“These three building blocks combine to form the foundation upon which social innovation can thrive,” she writes in a 2018 article for the Stanford Social Innovation Review. “They help inject a new mindset that in turn drives priorities and decision-making.”
But building a modernized operating model is not easy, especially if you have to convince the board to go along with an unproven approach.
One strategy is to start small. To build momentum, look for narrow opportunities to modernize where your nonprofit can succeed, and then evaluate those opportunities to make the case for a broader shift.
That’s where business intelligence can play a role. As NTEN notes, BI offers two key benefits to nonprofits: outcome prediction and outcome measurement. By taking advantage of your nonprofit’s data analytics as part of a business intelligence strategy, you can uncover narrow opportunities for modernization, develop a track record of success that proves the potential of a larger strategy — and have the data to back that strategy up.

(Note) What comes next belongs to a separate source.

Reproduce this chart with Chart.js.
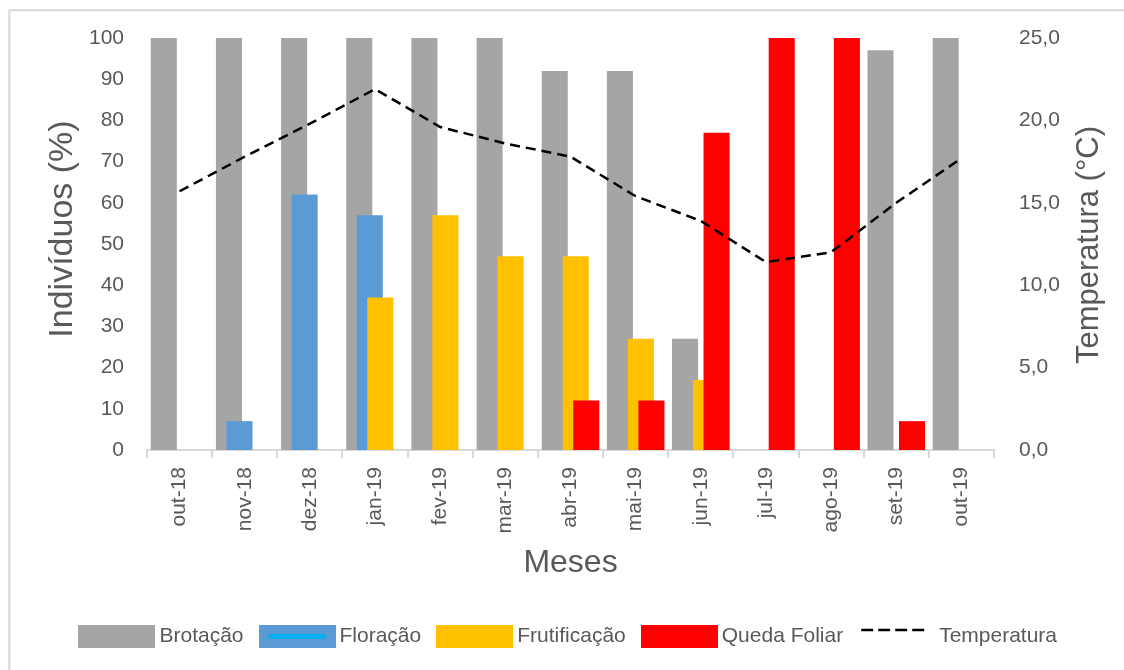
<!DOCTYPE html>
<html lang="pt">
<head>
<meta charset="utf-8">
<title>Fenologia x Temperatura</title>
<script src="https://cdn.jsdelivr.net/npm/chart.js@4/dist/chart.umd.min.js"></script>
<style>
  body { margin: 0; background: #fff; }
  #wrap { width: 1124px; height: 670px; }
</style>
</head>
<body>
<div id="wrap"><canvas id="my-chart" width="1124" height="670"></canvas></div>
<script>
'use strict'

// data
let meses = ['out-18', 'nov-18', 'dez-18', 'jan-19', 'fev-19', 'mar-19', 'abr-19',
  'mai-19', 'jun-19', 'jul-19', 'ago-19', 'set-19', 'out-19'];
let brotacao = [100, 100, 100, 100, 100, 100, 92, 92, 27, 0, 0, 97, 100];
let floracao = [0, 7, 62, 57, 0, 0, 0, 0, 0, 0, 0, 0, 0];
let frutificacao = [0, 0, 0, 37, 57, 47, 47, 27, 17, 0, 0, 0, 0];
let quedaFoliar = [0, 0, 0, 0, 0, 0, 12, 12, 77, 100, 100, 7, 0];
let temperatura = [15.7, 17.8, 19.8, 21.9, 19.6, 18.6, 17.8, 15.4, 13.9, 11.4, 12.0, 15.0, 17.7];

let textColor = '#595959';
let fontFamily = '"Liberation Sans", Arial, sans-serif';

// legend icons, Excel style (wide boxes, dashed sample)
function makeBox(color, innerLine) {
  let c = document.createElement('canvas');
  c.width = 77;
  c.height = 23;
  let g = c.getContext('2d');
  g.fillStyle = color;
  g.fillRect(0, 0, 77, 23);
  if (innerLine) {
    g.fillStyle = innerLine;
    g.fillRect(10, 9, 57, 5);
  }
  return c;
}

function makeDash() {
  let c = document.createElement('canvas');
  c.width = 77;
  c.height = 23;
  let g = c.getContext('2d');
  g.strokeStyle = '#000';
  g.lineWidth = 2.5;
  g.setLineDash([12, 5]);
  g.beginPath();
  g.moveTo(3, 5);
  g.lineTo(67, 5);
  g.stroke();
  return c;
}

let legendIcons = [
  makeBox('#a5a5a5'),
  makeBox('#5b9bd5', '#00b0f0'),
  makeBox('#ffc000'),
  makeBox('#ff0000'),
  makeDash()
];

// Excel draws later series on top, Chart.js does the opposite
let drawOrderPlugin = {
  id: 'drawOrder',
  beforeDatasetsDraw(chart) {
    let metas = chart.getSortedVisibleDatasetMetas();
    for (let i = 0; i < metas.length; i++) {
      chart._drawDataset(metas[i]);
    }
    return false;
  }
};

let framePlugin = {
  id: 'frame',
  beforeDraw(chart) {
    let ctx = chart.ctx;
    ctx.save();
    ctx.fillStyle = '#fff';
    ctx.fillRect(0, 0, chart.width, chart.height);
    ctx.strokeStyle = '#d9d9d9';
    ctx.lineWidth = 2;
    ctx.beginPath();
    ctx.moveTo(9.3, chart.height);
    ctx.lineTo(9.3, 10.3);
    ctx.lineTo(chart.width, 10.3);
    ctx.stroke();
    ctx.restore();
  }
};

// y titles both read bottom-to-top, as in Excel
function verticalText(ctx, text, x, y, size) {
  ctx.save();
  ctx.translate(x, y);
  ctx.rotate(-Math.PI / 2);
  ctx.font = size + 'px ' + fontFamily;
  ctx.fillStyle = textColor;
  ctx.textAlign = 'center';
  ctx.textBaseline = 'alphabetic';
  ctx.fillText(text, 0, 0);
  ctx.restore();
}

let axisTitlePlugin = {
  id: 'axisTitles',
  afterDraw(chart) {
    verticalText(chart.ctx, 'Indivíduos (%)', 72, 229, 34);
    verticalText(chart.ctx, 'Temperatura (°C)', 1098, 245, 31);
  }
};

let barDefaults = {
  borderWidth: 0,
  categoryPercentage: 0.645,
  barPercentage: 2.48,
  yAxisID: 'y'
};

let chartConfig = {
  type: 'bar',
  data: {
    labels: meses,
    datasets: [
      Object.assign({ label: 'Brotação', data: brotacao, backgroundColor: '#a5a5a5' }, barDefaults),
      Object.assign({ label: 'Floração', data: floracao, backgroundColor: '#5b9bd5' }, barDefaults),
      Object.assign({ label: 'Frutificação', data: frutificacao, backgroundColor: '#ffc000' }, barDefaults),
      Object.assign({ label: 'Queda Foliar', data: quedaFoliar, backgroundColor: '#ff0000' }, barDefaults),
      {
        type: 'line',
        label: 'Temperatura',
        data: temperatura,
        yAxisID: 'y2',
        borderColor: '#000',
        borderWidth: 2.5,
        borderDash: [10, 6],
        pointRadius: 0,
        fill: false,
        tension: 0
      }
    ]
  },
  options: {
    responsive: false,
    animation: false,
    layout: { padding: { top: 38, left: 18, right: 0, bottom: 13 } },
    plugins: {
      tooltip: { enabled: false },
      legend: {
        position: 'bottom',
        labels: {
          usePointStyle: true,
          pointStyleWidth: 64,
          padding: 21.5,
          color: textColor,
          font: { family: fontFamily, size: 21 },
          generateLabels: function (chart) {
            return chart.data.datasets.map(function (ds, i) {
              return {
                text: ds.label,
                pointStyle: legendIcons[i],
                fontColor: textColor,
                lineWidth: 0,
                strokeStyle: 'rgba(0,0,0,0)',
                fillStyle: 'rgba(0,0,0,0)',
                hidden: false,
                datasetIndex: i
              };
            });
          }
        }
      }
    },
    scales: {
      x: {
        offset: true,
        afterFit: function (scale) { scale.height = 154.5; },
        grid: {
          display: true,
          drawOnChartArea: false,
          drawTicks: true,
          tickLength: 8,
          color: '#d9d9d9',
          lineWidth: 2,
          offset: true
        },
        border: { display: true, color: '#d9d9d9', width: 2 },
        ticks: {
          autoSkip: false,
          minRotation: 90,
          maxRotation: 90,
          padding: 9,
          color: textColor,
          font: { family: fontFamily, size: 21 }
        },
        title: {
          display: true,
          text: 'Meses',
          color: textColor,
          font: { family: fontFamily, size: 32 },
          padding: { top: 0, bottom: 22 }
        }
      },
      y: {
        position: 'left',
        min: 0,
        max: 100,
        afterFit: function (scale) { scale.width = 129; },
        grid: { display: false, drawTicks: false },
        border: { display: false },
        ticks: {
          stepSize: 10,
          padding: 23,
          color: textColor,
          font: { family: fontFamily, size: 21 }
        }
      },
      y2: {
        position: 'right',
        min: 0,
        max: 25,
        afterFit: function (scale) { scale.width = 130; },
        grid: { display: false, drawTicks: false },
        border: { display: false },
        ticks: {
          stepSize: 5,
          padding: 25,
          color: textColor,
          font: { family: fontFamily, size: 21 },
          callback: function (value) { return value.toFixed(1).replace('.', ','); }
        }
      }
    }
  },
  plugins: [framePlugin, drawOrderPlugin, axisTitlePlugin]
};

let chartContext = document.getElementById('my-chart').getContext('2d');
let myChart = new Chart(chartContext, chartConfig);
</script>
</body>
</html>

2. Work More Effectively with Collaboration Tools
Nonprofits have found a lot to like about cloud-based tools, but many are mired in older technologies, attempting to coordinate projects with digital elements that become increasingly complex.
Poor communication across teams ultimately yields poor results: The Project Management Institute finds that 56 percent of failed projects can point to subpar communication as a contributing factor.
Collaboration technology takes many forms — including tools such as Zoom or systems for broader management such as Microsoft Teams — but the goal should ultimately be to build a platform that enables teams to work more efficiently while ensuring projects stay on schedule.
If this is not an approach your nonprofit uses, it can take some time to get it right. But investing in better collaboration now means more effective results later on.
3. Bring Automation into the Fold
When trying to get a project across the finish line, nonprofit professionals need to be able to use their time efficiently. Rather than doing busy work, they need to be free to focus on the bigger picture, where their expertise is essential to moving the organization forward.
Without the right strategy, your nonprofit could be using its best resources to complete routine manual tasks, hindering broader goals. By automating low-level tasks, you can ensure your organization’s resources are being used properly, freeing up staff for higher-level strategic approaches.
Automation has a variety of use cases for nonprofits. It can create tailored fundraising pitches, pre-schedule marketing messages and uncover opportunities for volunteers. It can streamline the more complicated processes so that, when necessary, the human touch is used properly.
Your nonprofit’s technology teams can also use automation as they tackle cyberthreats — and cut down on the burden they face when managing these tasks.
Sometimes, the mission can feel larger than its team. But building ways to collaborate and work more effectively can help your organization reach its true potential.